__EXCERPTED RECORDS__:

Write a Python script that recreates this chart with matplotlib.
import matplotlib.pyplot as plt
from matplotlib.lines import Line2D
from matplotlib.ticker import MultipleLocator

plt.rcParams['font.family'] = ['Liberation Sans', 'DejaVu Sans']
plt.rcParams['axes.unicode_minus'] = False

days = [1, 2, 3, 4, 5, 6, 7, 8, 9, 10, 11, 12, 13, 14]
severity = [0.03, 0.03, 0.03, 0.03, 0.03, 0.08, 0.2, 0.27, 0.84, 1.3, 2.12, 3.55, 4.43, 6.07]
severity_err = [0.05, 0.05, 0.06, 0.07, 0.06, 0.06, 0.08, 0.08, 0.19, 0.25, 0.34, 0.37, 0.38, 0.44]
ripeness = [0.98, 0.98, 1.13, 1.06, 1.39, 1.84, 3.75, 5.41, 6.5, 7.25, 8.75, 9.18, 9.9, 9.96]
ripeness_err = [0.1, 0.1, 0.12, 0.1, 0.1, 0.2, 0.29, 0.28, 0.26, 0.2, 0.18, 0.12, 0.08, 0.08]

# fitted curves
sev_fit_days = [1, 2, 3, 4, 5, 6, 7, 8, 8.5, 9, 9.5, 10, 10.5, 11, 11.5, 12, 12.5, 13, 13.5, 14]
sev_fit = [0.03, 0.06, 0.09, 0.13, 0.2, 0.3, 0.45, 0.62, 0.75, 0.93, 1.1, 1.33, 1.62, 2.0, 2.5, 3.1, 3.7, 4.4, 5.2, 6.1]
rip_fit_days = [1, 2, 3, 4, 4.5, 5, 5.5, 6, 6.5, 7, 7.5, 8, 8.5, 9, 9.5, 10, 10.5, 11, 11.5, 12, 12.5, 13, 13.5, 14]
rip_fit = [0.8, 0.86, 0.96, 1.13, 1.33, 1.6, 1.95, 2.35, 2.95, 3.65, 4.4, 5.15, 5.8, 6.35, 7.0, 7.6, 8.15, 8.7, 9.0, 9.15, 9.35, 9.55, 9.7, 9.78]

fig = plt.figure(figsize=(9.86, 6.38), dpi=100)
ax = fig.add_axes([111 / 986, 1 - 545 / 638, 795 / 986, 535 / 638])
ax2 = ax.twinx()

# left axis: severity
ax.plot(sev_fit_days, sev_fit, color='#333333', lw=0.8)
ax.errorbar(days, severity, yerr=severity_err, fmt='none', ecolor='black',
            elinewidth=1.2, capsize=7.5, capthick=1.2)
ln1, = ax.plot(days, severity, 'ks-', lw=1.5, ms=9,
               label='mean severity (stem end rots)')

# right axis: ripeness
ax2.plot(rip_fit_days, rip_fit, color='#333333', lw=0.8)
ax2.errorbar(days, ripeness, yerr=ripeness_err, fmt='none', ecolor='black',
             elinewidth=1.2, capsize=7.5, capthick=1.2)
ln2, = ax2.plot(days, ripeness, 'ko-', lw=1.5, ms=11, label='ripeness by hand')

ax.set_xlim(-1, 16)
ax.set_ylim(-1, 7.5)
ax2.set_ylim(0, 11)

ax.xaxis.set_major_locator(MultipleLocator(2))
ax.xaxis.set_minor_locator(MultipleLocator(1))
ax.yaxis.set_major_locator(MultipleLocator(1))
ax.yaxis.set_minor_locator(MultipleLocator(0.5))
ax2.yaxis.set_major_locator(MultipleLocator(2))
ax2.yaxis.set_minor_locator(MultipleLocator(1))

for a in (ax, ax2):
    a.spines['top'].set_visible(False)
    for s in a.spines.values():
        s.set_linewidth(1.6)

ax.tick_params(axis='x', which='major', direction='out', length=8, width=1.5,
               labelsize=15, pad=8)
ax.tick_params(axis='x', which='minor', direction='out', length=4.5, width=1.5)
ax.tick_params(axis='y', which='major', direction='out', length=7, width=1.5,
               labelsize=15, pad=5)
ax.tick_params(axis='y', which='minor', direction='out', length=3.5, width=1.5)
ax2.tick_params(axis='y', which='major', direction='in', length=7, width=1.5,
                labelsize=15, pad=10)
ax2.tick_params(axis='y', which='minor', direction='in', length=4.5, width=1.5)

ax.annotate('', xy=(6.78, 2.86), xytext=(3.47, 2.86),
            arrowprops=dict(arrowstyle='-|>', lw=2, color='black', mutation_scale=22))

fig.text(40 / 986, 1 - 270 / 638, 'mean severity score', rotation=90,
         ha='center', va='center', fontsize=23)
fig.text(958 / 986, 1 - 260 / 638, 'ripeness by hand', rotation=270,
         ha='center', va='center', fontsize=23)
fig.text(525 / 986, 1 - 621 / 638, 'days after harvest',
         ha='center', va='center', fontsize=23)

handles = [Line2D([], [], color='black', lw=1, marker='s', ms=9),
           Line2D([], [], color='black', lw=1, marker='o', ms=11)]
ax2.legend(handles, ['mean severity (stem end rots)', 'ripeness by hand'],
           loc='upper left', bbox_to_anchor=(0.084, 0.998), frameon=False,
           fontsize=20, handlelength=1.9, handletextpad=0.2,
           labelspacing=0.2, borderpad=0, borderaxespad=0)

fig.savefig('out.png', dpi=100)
--
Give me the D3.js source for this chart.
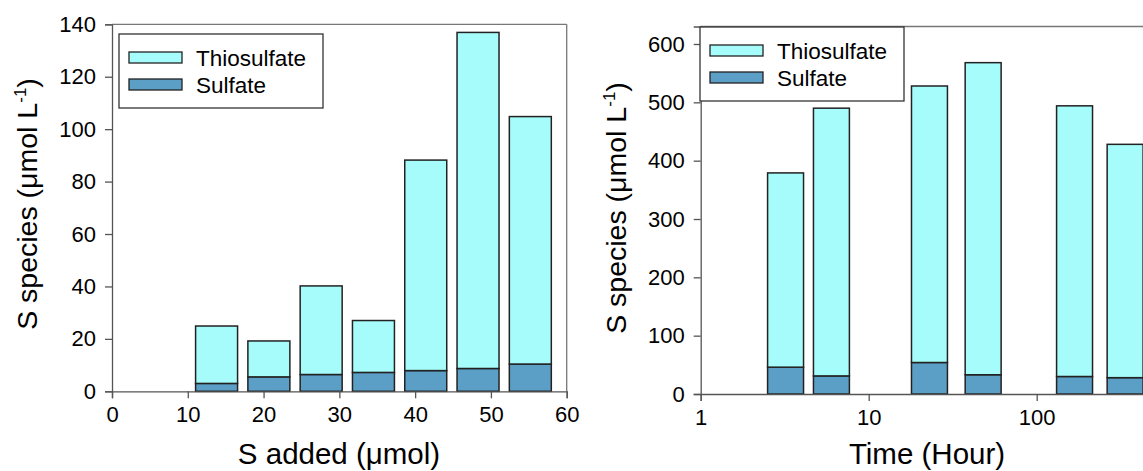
==
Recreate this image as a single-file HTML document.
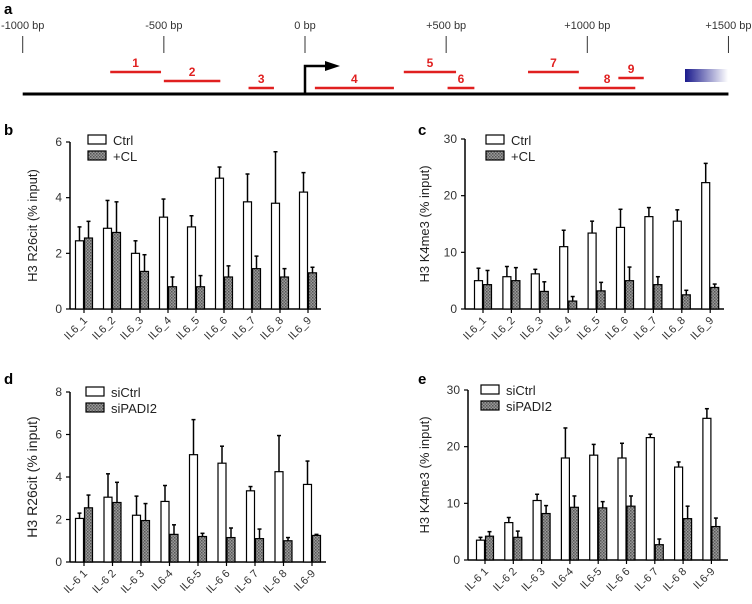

__WHAT THE EXERCISE ASKS__: Begin with the line containing "Write a Python" and end with the line containing "plt.rcParams['axes.unicode_minus'] = False"; repeat every line from start to finish exactly, and nothing outside them.

__ANSWER BELOW__:
Write a Python script that recreates this chart with matplotlib.
import matplotlib.pyplot as plt
from matplotlib.lines import Line2D
from matplotlib.ticker import MultipleLocator

plt.rcParams['font.family'] = ['Liberation Sans', 'DejaVu Sans']
plt.rcParams['axes.unicode_minus'] = False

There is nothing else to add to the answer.